**SHORT PROBLEM**: Retype word for word the first line of the listing and each line after it up to the line with "e=document.createElementNS(NS,tag);for(const k in", with the pictures taken out.

**RAW DATA**:
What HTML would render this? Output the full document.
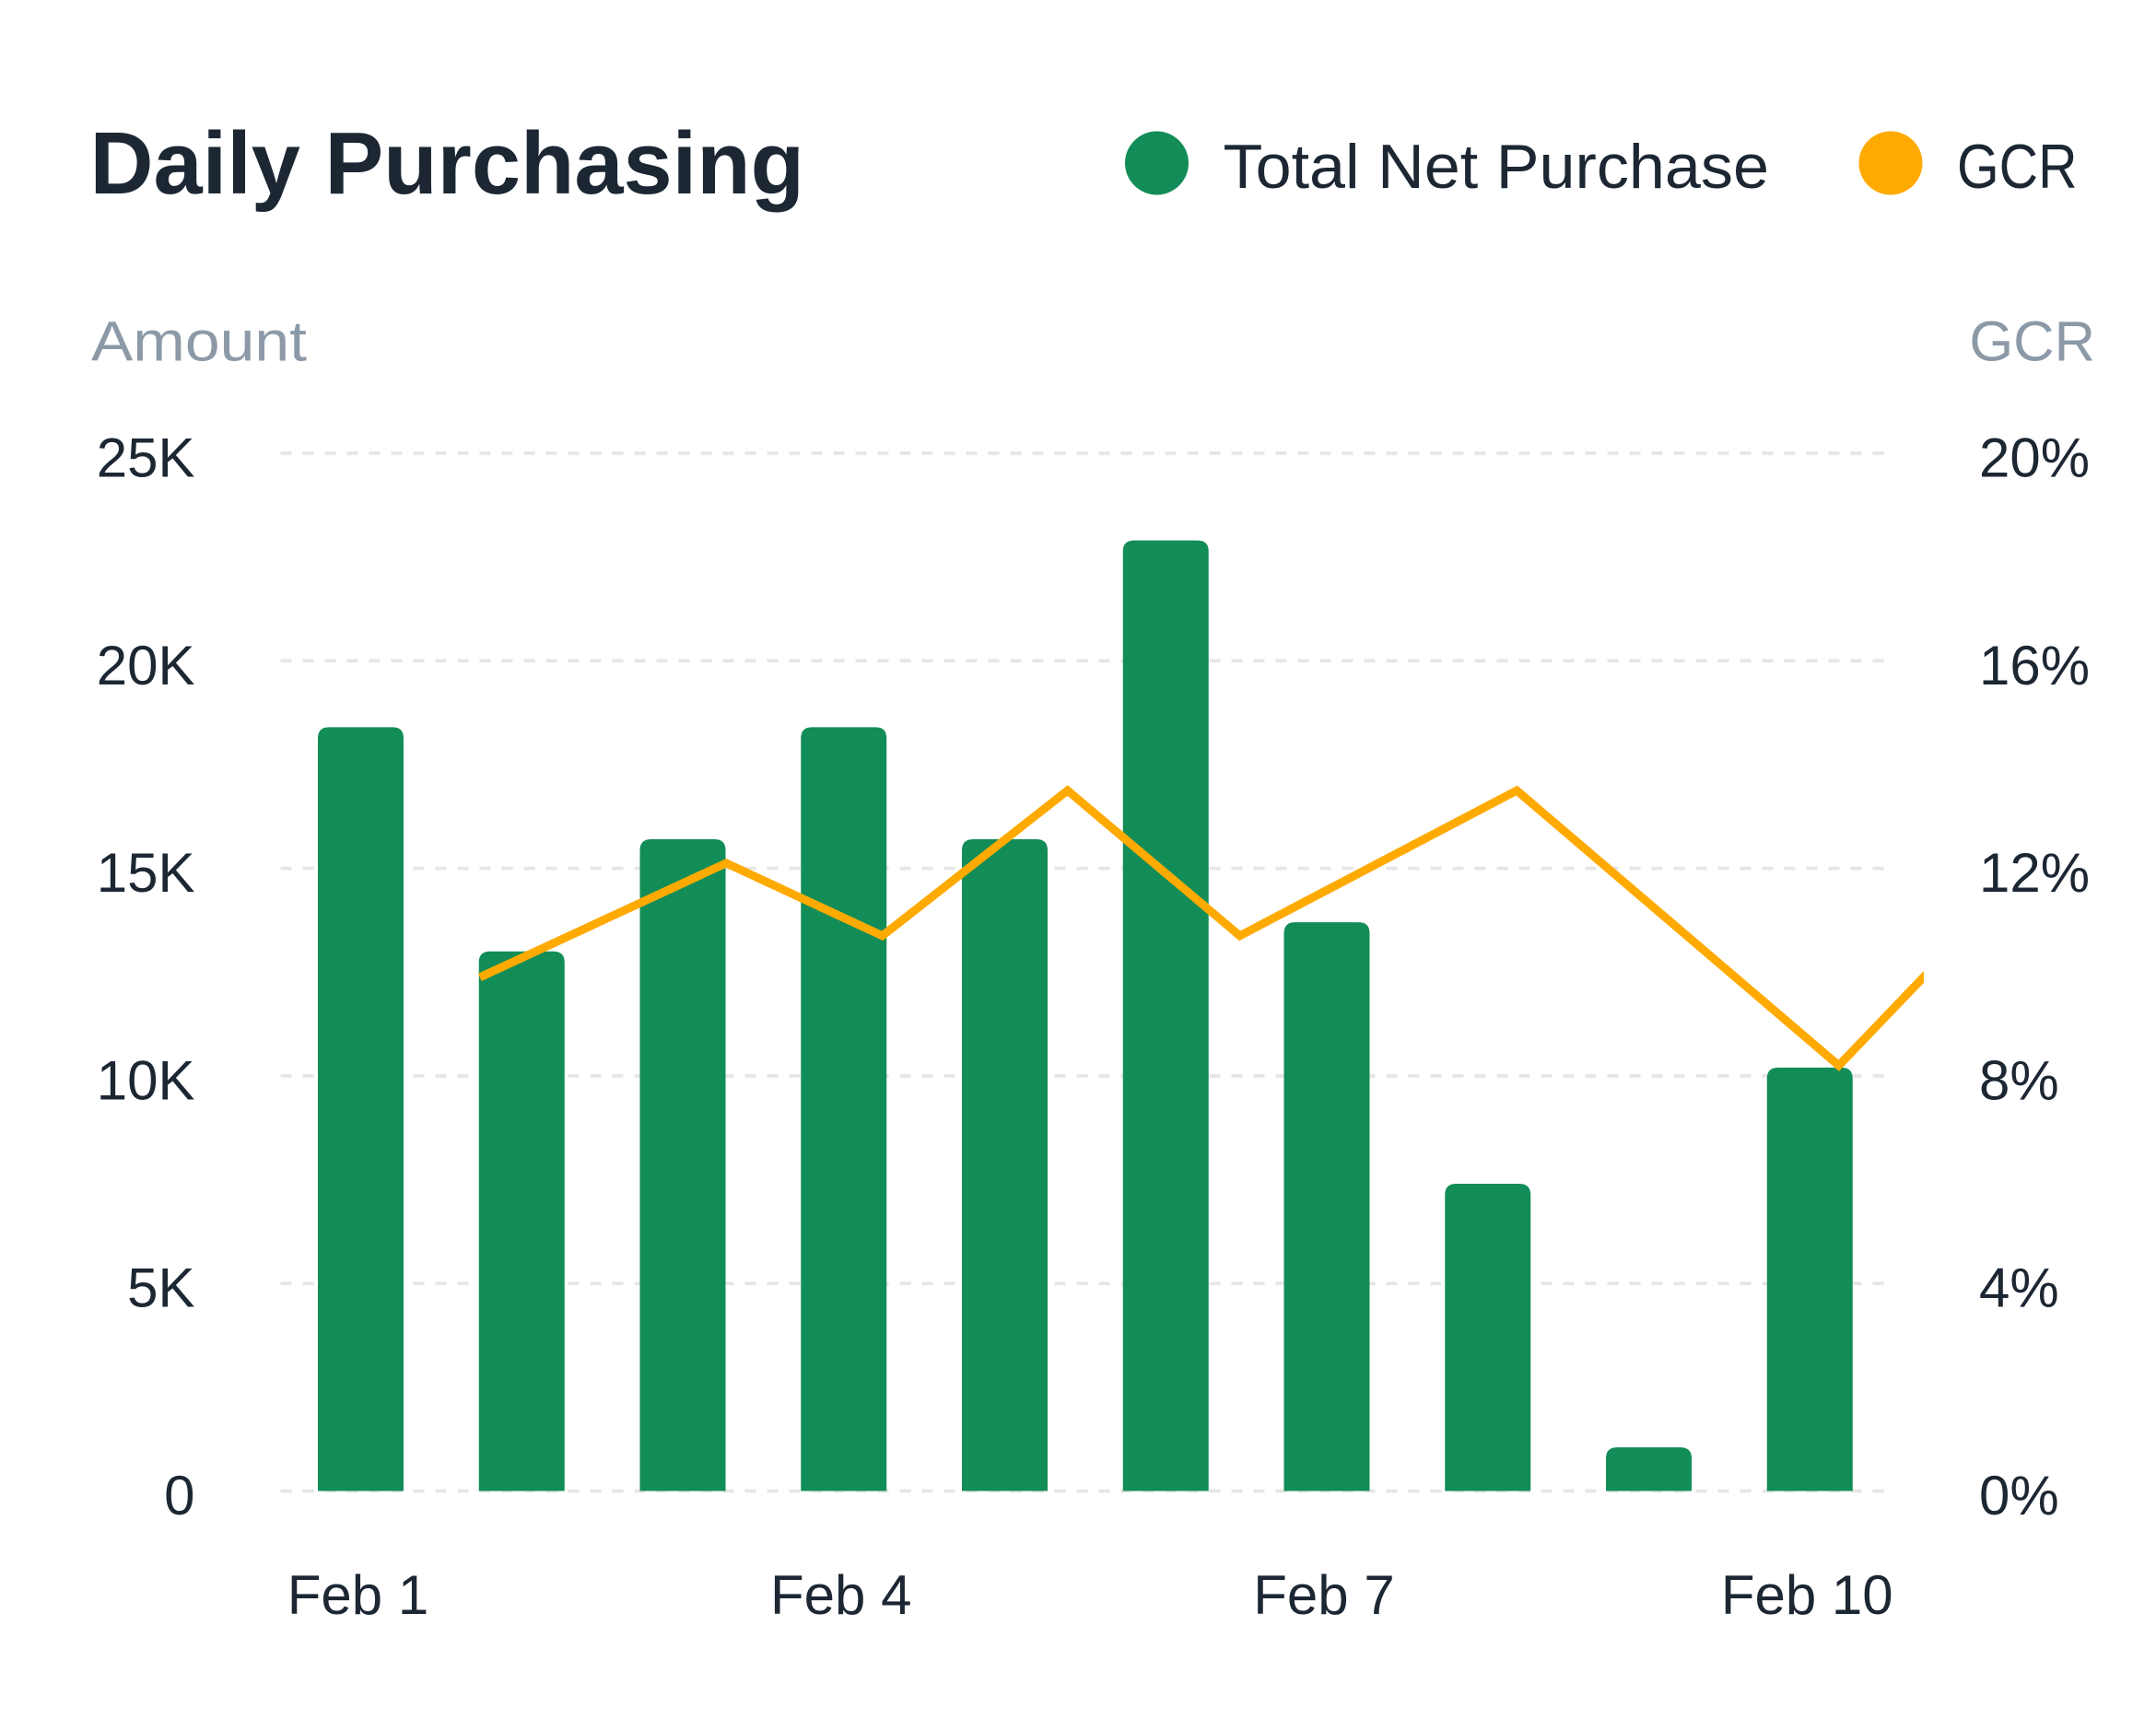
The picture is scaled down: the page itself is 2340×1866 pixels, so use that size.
<!DOCTYPE html>
<html><head><meta charset="utf-8">
<style>
html,body{margin:0;padding:0;background:#fff;}
svg{display:block;font-family:"Liberation Sans",sans-serif;}
</style></head>
<body>
<svg id="chart" width="2340" height="1866" viewBox="0 0 1560 1244" xmlns="http://www.w3.org/2000/svg">
  <rect width="1560" height="1244" fill="#fff"/>
  <text x="65" y="140" font-size="64" font-weight="bold" fill="#1c2733" textLength="517" lengthAdjust="spacingAndGlyphs">Daily Purchasing</text>
  <g>
    <circle cx="837" cy="118" r="23" fill="#138d57"/>
    <text x="885" y="136" font-size="45" fill="#1c2733" textLength="395" lengthAdjust="spacingAndGlyphs">Total Net Purchase</text>
  </g>
  <g>
    <circle cx="1368" cy="118" r="23" fill="#ffaa00"/>
    <text x="1416" y="136" font-size="45" fill="#1c2733" textLength="87" lengthAdjust="spacingAndGlyphs">GCR</text>
  </g>
  <text x="66" y="261" font-size="41" fill="#8c9aa7" textLength="156" lengthAdjust="spacingAndGlyphs">Amount</text>
  <text x="1516" y="261" font-size="41" fill="#8c9aa7" text-anchor="end">GCR</text>
  <g id="grid"></g>
  <g id="bars"></g>
  <g id="line"></g>
  <g id="ticks"></g>
</svg>
<script>
const categories = ["Feb 1","Feb 2","Feb 3","Feb 4","Feb 5","Feb 6","Feb 7","Feb 8","Feb 9","Feb 10"];
const amounts = [18400, 13000, 15700, 18400, 15700, 22900, 13700, 7400, 1050, 10200];
const gcrDays = [0.74, 2.27, 3.24, 4.39, 5.46, 7.18, 9.18, 10.2];
const gcrValues = [9.9, 12.1, 10.7, 13.5, 10.7, 13.5, 8.2, 11.5];
const leftTicks = [0, 5000, 10000, 15000, 20000, 25000];
const leftTickLabels = ["0","5K","10K","15K","20K","25K"];
const rightTicks = [0, 4, 8, 12, 16, 20];
const rightTickLabels = ["0%","4%","8%","12%","16%","20%"];
const xLabelIdx = [0, 3, 6, 9];

const NS = "http://www.w3.org/2000/svg";
const y0 = 1079, yTop = 328;
const yAmt = v => y0 - (v / 25000) * (y0 - yTop);
const yPct = v => y0 - (v / 20) * (y0 - yTop);
const xDay = d => 261 + d * 116.5;
function mk(tag, attrs, parent){const e=document.createElementNS(NS,tag);for(const k in attrs)e.setAttribute(k,attrs[k]);parent.appendChild(e);return e;}

const grid = document.getElementById('grid');
leftTicks.forEach((t,i)=>{
  const l = mk('line',{x1:203,x2:1368,y1:yAmt(t),y2:yAmt(t),stroke:'#e6e6e6','stroke-width':2.5,'stroke-dasharray':'8 8'},grid);
  
  
});
const ticks = document.getElementById('ticks');
leftTicks.forEach((t,i)=>{
  const e = mk('text',{x:141,y:yAmt(t)+17,'font-size':40,fill:'#1c2733','text-anchor':'end'},ticks);
  e.textContent = leftTickLabels[i];
  
  
});
rightTicks.forEach((t,i)=>{
  const e = mk('text',{x:1432,y:yPct(t)+17,'font-size':40,fill:'#1c2733'},ticks);
  e.textContent = rightTickLabels[i];
  
  
});
xLabelIdx.forEach(i=>{
  const e = mk('text',{x:xDay(i)-2,y:1168,'font-size':40,fill:'#1c2733','text-anchor':'middle'},ticks);
  e.textContent = categories[i];
  
  
});
const bars = document.getElementById('bars');
const bw = 62, r = 8;
amounts.forEach((v,i)=>{
  const cx = xDay(i), x = cx - bw/2, yt = yAmt(v);
  const h = y0 - yt, rr = Math.min(r, h/2);
  const d = `M${x},${y0} L${x},${yt+rr} Q${x},${yt} ${x+rr},${yt} L${x+bw-rr},${yt} Q${x+bw},${yt} ${x+bw},${yt+rr} L${x+bw},${y0} Z`;
  const p = mk('path',{d:d,fill:'#138d57'},bars);
  
  
});
const lineG = document.getElementById('line');
const clip = mk('clipPath',{id:'lc'},lineG);
mk('rect',{x:0,y:0,width:1392,height:1244},clip);
const pts = gcrDays.map((d,i)=>xDay(d)+','+yPct(gcrValues[i])).join(' ');
const pl = mk('polyline',{points:pts,fill:'none',stroke:'#ffaa00','stroke-width':6,'stroke-linejoin':'miter','clip-path':'url(#lc)'},lineG);


</script>
</body></html>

**ANSWER BELOW**:
What HTML would render this? Output the full document.
The picture is scaled down: the page itself is 2340×1866 pixels, so use that size.
<!DOCTYPE html>
<html><head><meta charset="utf-8">
<style>
html,body{margin:0;padding:0;background:#fff;}
svg{display:block;font-family:"Liberation Sans",sans-serif;}
</style></head>
<body>
<svg id="chart" width="2340" height="1866" viewBox="0 0 1560 1244" xmlns="http://www.w3.org/2000/svg">
  <rect width="1560" height="1244" fill="#fff"/>
  <text x="65" y="140" font-size="64" font-weight="bold" fill="#1c2733" textLength="517" lengthAdjust="spacingAndGlyphs">Daily Purchasing</text>
  <g>
    <circle cx="837" cy="118" r="23" fill="#138d57"/>
    <text x="885" y="136" font-size="45" fill="#1c2733" textLength="395" lengthAdjust="spacingAndGlyphs">Total Net Purchase</text>
  </g>
  <g>
    <circle cx="1368" cy="118" r="23" fill="#ffaa00"/>
    <text x="1416" y="136" font-size="45" fill="#1c2733" textLength="87" lengthAdjust="spacingAndGlyphs">GCR</text>
  </g>
  <text x="66" y="261" font-size="41" fill="#8c9aa7" textLength="156" lengthAdjust="spacingAndGlyphs">Amount</text>
  <text x="1516" y="261" font-size="41" fill="#8c9aa7" text-anchor="end">GCR</text>
  <g id="grid"></g>
  <g id="bars"></g>
  <g id="line"></g>
  <g id="ticks"></g>
</svg>
<script>
const categories = ["Feb 1","Feb 2","Feb 3","Feb 4","Feb 5","Feb 6","Feb 7","Feb 8","Feb 9","Feb 10"];
const amounts = [18400, 13000, 15700, 18400, 15700, 22900, 13700, 7400, 1050, 10200];
const gcrDays = [0.74, 2.27, 3.24, 4.39, 5.46, 7.18, 9.18, 10.2];
const gcrValues = [9.9, 12.1, 10.7, 13.5, 10.7, 13.5, 8.2, 11.5];
const leftTicks = [0, 5000, 10000, 15000, 20000, 25000];
const leftTickLabels = ["0","5K","10K","15K","20K","25K"];
const rightTicks = [0, 4, 8, 12, 16, 20];
const rightTickLabels = ["0%","4%","8%","12%","16%","20%"];
const xLabelIdx = [0, 3, 6, 9];

const NS = "http://www.w3.org/2000/svg";
const y0 = 1079, yTop = 328;
const yAmt = v => y0 - (v / 25000) * (y0 - yTop);
const yPct = v => y0 - (v / 20) * (y0 - yTop);
const xDay = d => 261 + d * 116.5;
function mk(tag, attrs, parent){const e=document.createElementNS(NS,tag);for(const k in attrs)e.setAttribute(k,attrs[k]);parent.appendChild(e);return e;}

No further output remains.